Anonymous wrote:Anonymous wrote:I would definitely tell the grandmother that the aunt has a gambling problem. That is the last person who should be in charge of anyone's estate.
Why? And why is Op so sure that this aunt wouldn't recognize her sister's family? It doesn't sound like this woman with this "horrid personality" and gambling problem was trying to meddle in her sister's estate. Why can't Op give her the same consideration?
As a mom, myself, the last thing that I would want is this kind of nastiness between family members. If I caught wind of that you would be cut off so fast...
Anonymous wrote:Let me get this straight...the will says that grandma's estate is to be divided equally among her children and one of those children has since passed away leaving only one direct heir. You are asking now whether your deceased mom's share of the estate automatically passes down directly to you (the grandchildren) and/or your dad (son in law)?
I don't know the answer to that but it seems to me that you would need to be listed as a direct heir to receive money from the estate.
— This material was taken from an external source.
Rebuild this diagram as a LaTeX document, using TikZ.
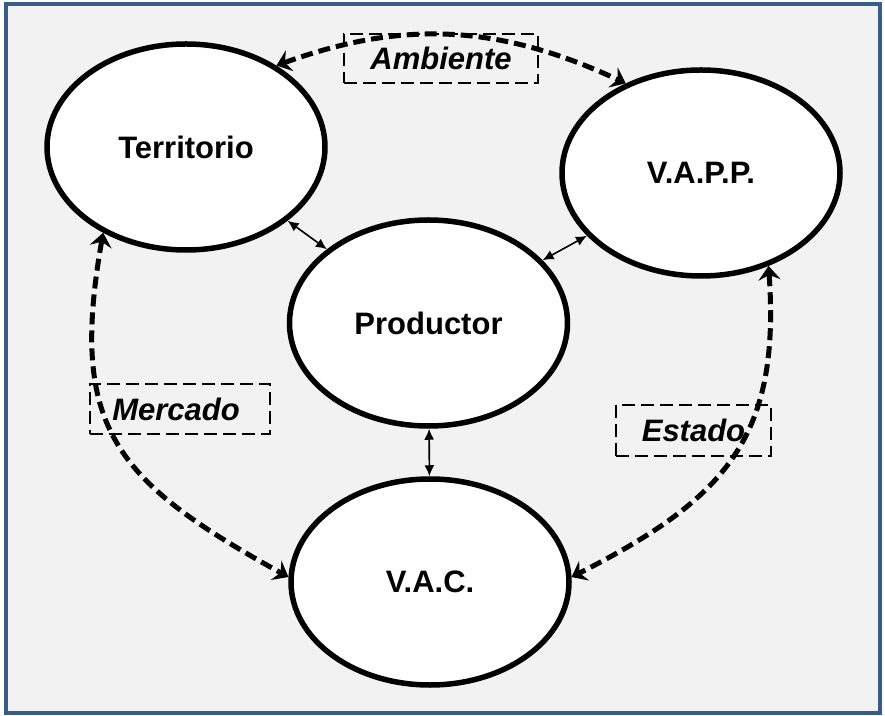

If you are not listed in the will, you are not an heir. The estate goes to the living children - your aunt is the heir in this case. If your aunt passes away before your grandma does then the estate gets divvied up between the next closest relatives (the grandkids) unless the estate says otherwise. If you are concerned about this, you can talk to your grandma. I'm sorry for your loss.
Anonymous wrote:I would definitely tell the grandmother that the aunt has a gambling problem. That is the last person who should be in charge of anyone's estate.
Anonymous wrote:Maybe tell your grandmother that now that your mom has passed, you would be willing to be the executor or to help out the family in any way she wishes.
Anonymous wrote:Anonymous wrote:Move on and be happy you had a family that could provide for you while you were a child. You are an adult now and should make your own fortune.
This is OP. Like I said, DH and I are very comfortable financially and don't need my grandmothers money. I just don't want my Aunt to get it. On top of just her horrid personality, she has a gambling problem so pretty sure all that hard earned money will just do down the drain. My grandmother is clueless about her problems. I would just rather all the money went to my uncle who is a good person. Oh well life is not fair and concensus here seems to be that I keep out of it.
Anonymous wrote:Move on and be happy you had a family that could provide for you while you were a child. You are an adult now and should make your own fortune.
Anonymous wrote:Anonymous wrote:Anonymous wrote:Unless you or your father are named in the will, it is unlikely that you will have standing to contest anything. In order to have standing, you have to either be an heir through the will or an heir by intestate succession and usually granddaughters and son-in-laws are not when there are living children. Agree with PP - either consult a lawyer or move on. It isn't your business what your grandmother decided to do with her estate.
Your father (assuming he's married to your mom) can elect to take a statutory share of your mom's estate even if the will says otherwise. You would need to look up your state's law on how much that would be. The rest of you are screwed.
That is for the spouse's estate only, not the spouse's mother's estate.